Preparing secondary students for college entrance requirements and the expectations of the job market, a market which is actively seeking the employees who are most qualified to take on jobs that require data analysis skills, is becoming increasingly important. Federal, state, and local education administrators and personnel must rewrite many of the general education curricula to incorporate data organization, collection, manipulation, application, and analysis in order to better prepare students for the expectations of college entrance and an ever-changing employment market. From a purely pedagogical standpoint, while traditional educational structure has been commonplace for decades in the United States, projects used as assessment tools are a more progressive way to gauge content understanding and course achievement, especially in mathematics.
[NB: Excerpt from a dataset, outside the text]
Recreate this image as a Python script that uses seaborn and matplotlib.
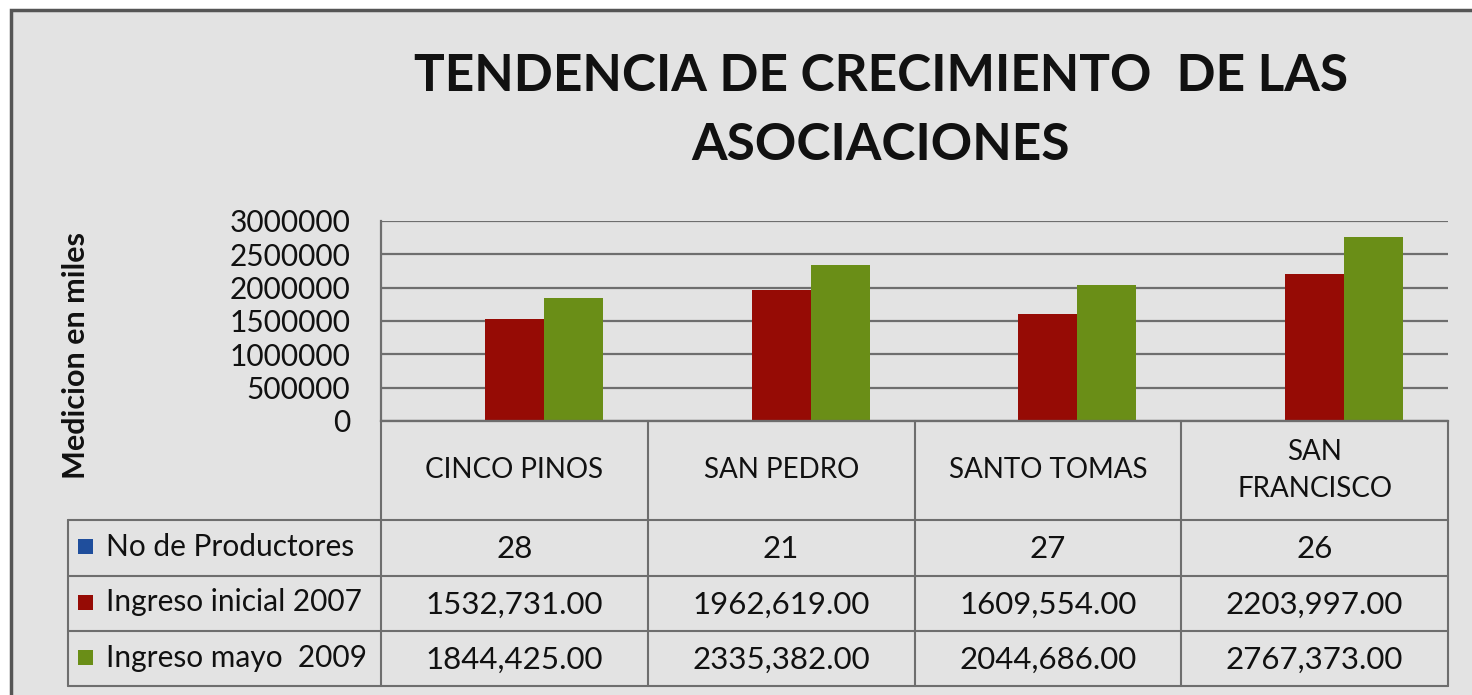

Algebra I and Geometry students at a lone high school were randomly assigned to participating teachers’ classes that were assigned to one of two main treatment groups, one that used projects, the other traditional instruments, as formative assessments, in order to gauge two main goals - the growth in achievement before and after a curricular unit involving statistics and the change in attitudes towards statistics before and after the statistics unit. Using several parametric (paired t testing and MANOVA) and an additional non-parametric statistical analyses on a variety of demographic and class variables and coupled with an interview of participating teachers, the results revealed that projects, from the perspective of both participating students and teachers, often are much more effective in increasing achievement and attitudes towards the science of statistics, especially in the secondary educational years. The results of this study would be useful in rewriting mathematics curriculum to incorporate more focused attention to the science of statistics.